__INFORMATION SUPPLIED__.

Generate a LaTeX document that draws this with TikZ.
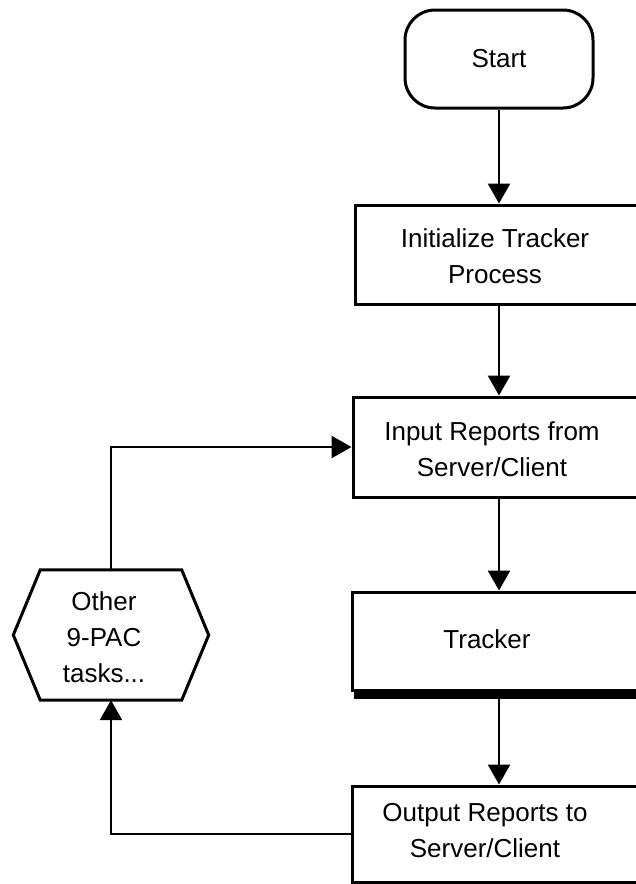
\documentclass[tikz,border=0pt]{standalone}
\usepackage{fontspec}
\setmainfont{Liberation Sans}
\usetikzlibrary{arrows.meta}
\begin{document}
\begin{tikzpicture}[x=1pt,y=-1pt,
  boxline/.style={draw=black, line width=3pt, line join=miter},
  procbox/.style={boxline, rectangle, inner sep=0pt},
  txt/.style={font=\fontsize{26}{36}\selectfont, align=center, inner sep=0pt, text=black},
  conn/.style={draw=black, line width=2.6pt, -{Triangle[length=20pt,width=22pt]}},
  hexbox/.style={rectangle, inner sep=0pt, minimum width=195pt, minimum height=130pt}]
\useasboundingbox (0,0) rectangle (636,884);
\clip (0,0) rectangle (636,884);

% start
\node[procbox, rounded corners=30pt, minimum width=188pt, minimum height=98pt, txt] (start) at (499,59) {Start};

% process boxes (they run past the right edge of the picture)
\node[procbox, minimum width=288pt, minimum height=99pt] (initBox) at (499,254.5) {};
\node[txt] (initT) at (495,256) {Initialize Tracker\\Process};

\node[procbox, minimum width=292pt, minimum height=100pt] (inBox) at (499,447) {};
\node[txt] (inT) at (492,449) {Input Reports from\\Server/Client};

\node[procbox, minimum width=294pt, minimum height=98pt] (trkBox) at (499,641) {};
\fill[black] ([xshift=3pt]trkBox.south west) rectangle ([yshift=-7pt]trkBox.south east);
\node[txt] (trkT) at (487,639) {Tracker};

\node[procbox, minimum width=294pt, minimum height=96pt] (outBox) at (499,834) {};
\node[txt] (outT) at (485,831) {Output Reports to\\Server/Client};

% hexagon
\node[hexbox] (hex) at (111,635) {};
\draw[boxline] ([xshift=27pt]hex.north west) -- ([xshift=-27pt]hex.north east) -- (hex.east)
  -- ([xshift=-27pt]hex.south east) -- ([xshift=27pt]hex.south west) -- (hex.west) -- cycle;
\node[txt] (hexT) at (104,637) {Other\\9-PAC\\tasks...};

% connectors
\draw[conn] (start.south) -- (initBox.north);
\draw[conn] (initBox.south) -- (inBox.north);
\draw[conn] (inBox.south) -- (trkBox.north);
\draw[conn] ([yshift=-7pt]trkBox.south) -- (outBox.north);
\draw[conn] (outBox.west) -| (hex.south);
\draw[conn] (hex.north) |- (inBox.west);
\end{tikzpicture}
\end{document}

__REQUEST__.
Write out every line above exactly as it is, leaving out the pictures.

__RESULT__.
Generate a LaTeX document that draws this with TikZ.
\documentclass[tikz,border=0pt]{standalone}
\usepackage{fontspec}
\setmainfont{Liberation Sans}
\usetikzlibrary{arrows.meta}
\begin{document}
\begin{tikzpicture}[x=1pt,y=-1pt,
  boxline/.style={draw=black, line width=3pt, line join=miter},
  procbox/.style={boxline, rectangle, inner sep=0pt},
  txt/.style={font=\fontsize{26}{36}\selectfont, align=center, inner sep=0pt, text=black},
  conn/.style={draw=black, line width=2.6pt, -{Triangle[length=20pt,width=22pt]}},
  hexbox/.style={rectangle, inner sep=0pt, minimum width=195pt, minimum height=130pt}]
\useasboundingbox (0,0) rectangle (636,884);
\clip (0,0) rectangle (636,884);

% start
\node[procbox, rounded corners=30pt, minimum width=188pt, minimum height=98pt, txt] (start) at (499,59) {Start};

% process boxes (they run past the right edge of the picture)
\node[procbox, minimum width=288pt, minimum height=99pt] (initBox) at (499,254.5) {};
\node[txt] (initT) at (495,256) {Initialize Tracker\\Process};

\node[procbox, minimum width=292pt, minimum height=100pt] (inBox) at (499,447) {};
\node[txt] (inT) at (492,449) {Input Reports from\\Server/Client};

\node[procbox, minimum width=294pt, minimum height=98pt] (trkBox) at (499,641) {};
\fill[black] ([xshift=3pt]trkBox.south west) rectangle ([yshift=-7pt]trkBox.south east);
\node[txt] (trkT) at (487,639) {Tracker};

\node[procbox, minimum width=294pt, minimum height=96pt] (outBox) at (499,834) {};
\node[txt] (outT) at (485,831) {Output Reports to\\Server/Client};

% hexagon
\node[hexbox] (hex) at (111,635) {};
\draw[boxline] ([xshift=27pt]hex.north west) -- ([xshift=-27pt]hex.north east) -- (hex.east)
  -- ([xshift=-27pt]hex.south east) -- ([xshift=27pt]hex.south west) -- (hex.west) -- cycle;
\node[txt] (hexT) at (104,637) {Other\\9-PAC\\tasks...};

% connectors
\draw[conn] (start.south) -- (initBox.north);
\draw[conn] (initBox.south) -- (inBox.north);
\draw[conn] (inBox.south) -- (trkBox.north);
\draw[conn] ([yshift=-7pt]trkBox.south) -- (outBox.north);
\draw[conn] (outBox.west) -| (hex.south);
\draw[conn] (hex.north) |- (inBox.west);
\end{tikzpicture}
\end{document}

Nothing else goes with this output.